SHORT EXERCISE =
Give back the records below exactly, every one, with no pictures.
+++
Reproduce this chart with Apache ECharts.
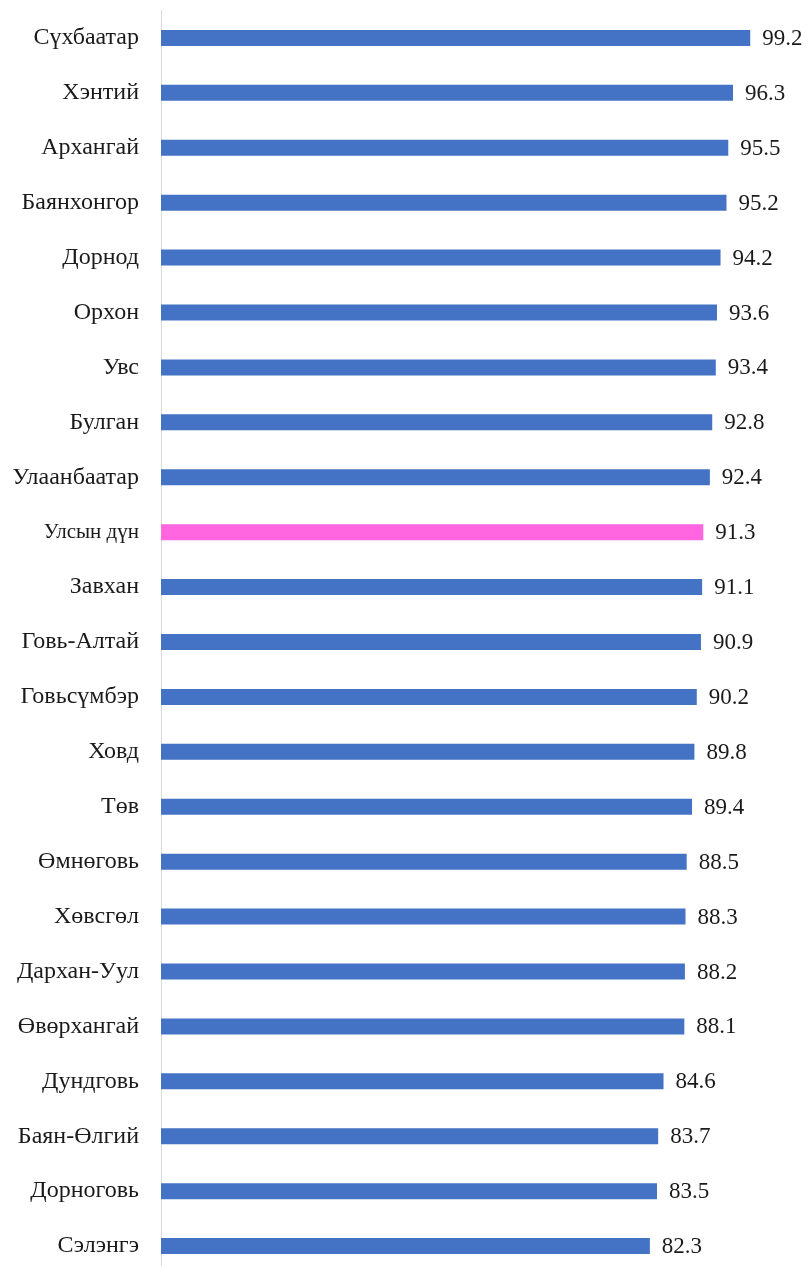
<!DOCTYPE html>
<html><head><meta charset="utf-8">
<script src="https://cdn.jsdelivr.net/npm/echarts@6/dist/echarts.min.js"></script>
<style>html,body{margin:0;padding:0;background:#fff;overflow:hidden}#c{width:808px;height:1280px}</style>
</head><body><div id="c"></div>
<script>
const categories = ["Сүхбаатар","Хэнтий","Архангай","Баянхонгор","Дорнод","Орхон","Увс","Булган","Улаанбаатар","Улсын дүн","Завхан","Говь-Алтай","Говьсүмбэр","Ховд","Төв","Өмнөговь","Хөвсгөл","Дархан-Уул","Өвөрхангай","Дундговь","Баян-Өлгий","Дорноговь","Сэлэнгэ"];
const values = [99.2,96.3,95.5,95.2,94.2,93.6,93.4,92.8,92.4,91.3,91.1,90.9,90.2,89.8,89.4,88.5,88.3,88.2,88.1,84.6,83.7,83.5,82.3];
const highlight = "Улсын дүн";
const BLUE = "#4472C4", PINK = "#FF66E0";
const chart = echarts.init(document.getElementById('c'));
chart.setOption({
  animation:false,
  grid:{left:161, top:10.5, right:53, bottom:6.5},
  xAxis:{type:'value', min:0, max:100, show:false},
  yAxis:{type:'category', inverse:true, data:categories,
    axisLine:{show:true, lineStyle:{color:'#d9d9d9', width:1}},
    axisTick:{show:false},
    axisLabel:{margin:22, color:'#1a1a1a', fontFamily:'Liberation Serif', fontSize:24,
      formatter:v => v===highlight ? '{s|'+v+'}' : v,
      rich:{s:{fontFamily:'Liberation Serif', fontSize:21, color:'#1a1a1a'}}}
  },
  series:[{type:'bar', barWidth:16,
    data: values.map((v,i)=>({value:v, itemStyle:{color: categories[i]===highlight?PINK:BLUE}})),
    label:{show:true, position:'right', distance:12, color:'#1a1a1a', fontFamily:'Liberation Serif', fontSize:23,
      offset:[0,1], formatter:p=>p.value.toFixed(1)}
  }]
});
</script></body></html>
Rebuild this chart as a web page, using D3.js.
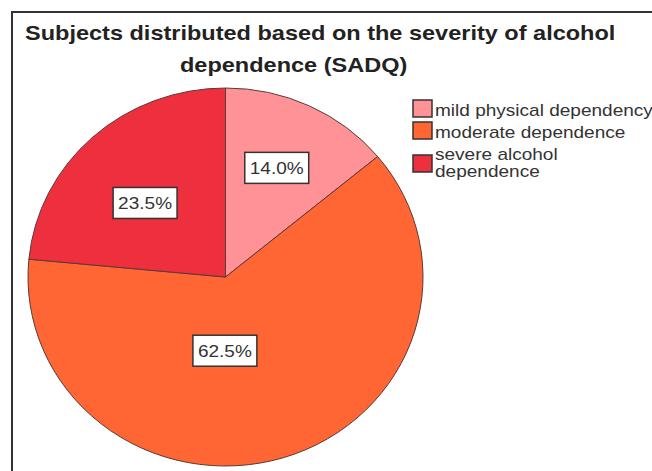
+++
IN RESPONSE =
Reproduce this chart with Apache ECharts.
<!DOCTYPE html>
<html><head><meta charset="utf-8">
<script src="https://cdn.jsdelivr.net/npm/echarts@6/dist/echarts.min.js"></script>
<style>html,body{margin:0;padding:0;background:#fff;overflow:hidden}#c{width:808px;height:1280px}</style>
</head><body><div id="c"></div>
<script>
const categories = ["Сүхбаатар","Хэнтий","Архангай","Баянхонгор","Дорнод","Орхон","Увс","Булган","Улаанбаатар","Улсын дүн","Завхан","Говь-Алтай","Говьсүмбэр","Ховд","Төв","Өмнөговь","Хөвсгөл","Дархан-Уул","Өвөрхангай","Дундговь","Баян-Өлгий","Дорноговь","Сэлэнгэ"];
const values = [99.2,96.3,95.5,95.2,94.2,93.6,93.4,92.8,92.4,91.3,91.1,90.9,90.2,89.8,89.4,88.5,88.3,88.2,88.1,84.6,83.7,83.5,82.3];
const highlight = "Улсын дүн";
const BLUE = "#4472C4", PINK = "#FF66E0";
const chart = echarts.init(document.getElementById('c'));
chart.setOption({
  animation:false,
  grid:{left:161, top:10.5, right:53, bottom:6.5},
  xAxis:{type:'value', min:0, max:100, show:false},
  yAxis:{type:'category', inverse:true, data:categories,
    axisLine:{show:true, lineStyle:{color:'#d9d9d9', width:1}},
    axisTick:{show:false},
    axisLabel:{margin:22, color:'#1a1a1a', fontFamily:'Liberation Serif', fontSize:24,
      formatter:v => v===highlight ? '{s|'+v+'}' : v,
      rich:{s:{fontFamily:'Liberation Serif', fontSize:21, color:'#1a1a1a'}}}
  },
  series:[{type:'bar', barWidth:16,
    data: values.map((v,i)=>({value:v, itemStyle:{color: categories[i]===highlight?PINK:BLUE}})),
    label:{show:true, position:'right', distance:12, color:'#1a1a1a', fontFamily:'Liberation Serif', fontSize:23,
      offset:[0,1], formatter:p=>p.value.toFixed(1)}
  }]
});
</script></body></html>
Rebuild this chart as a web page, using D3.js.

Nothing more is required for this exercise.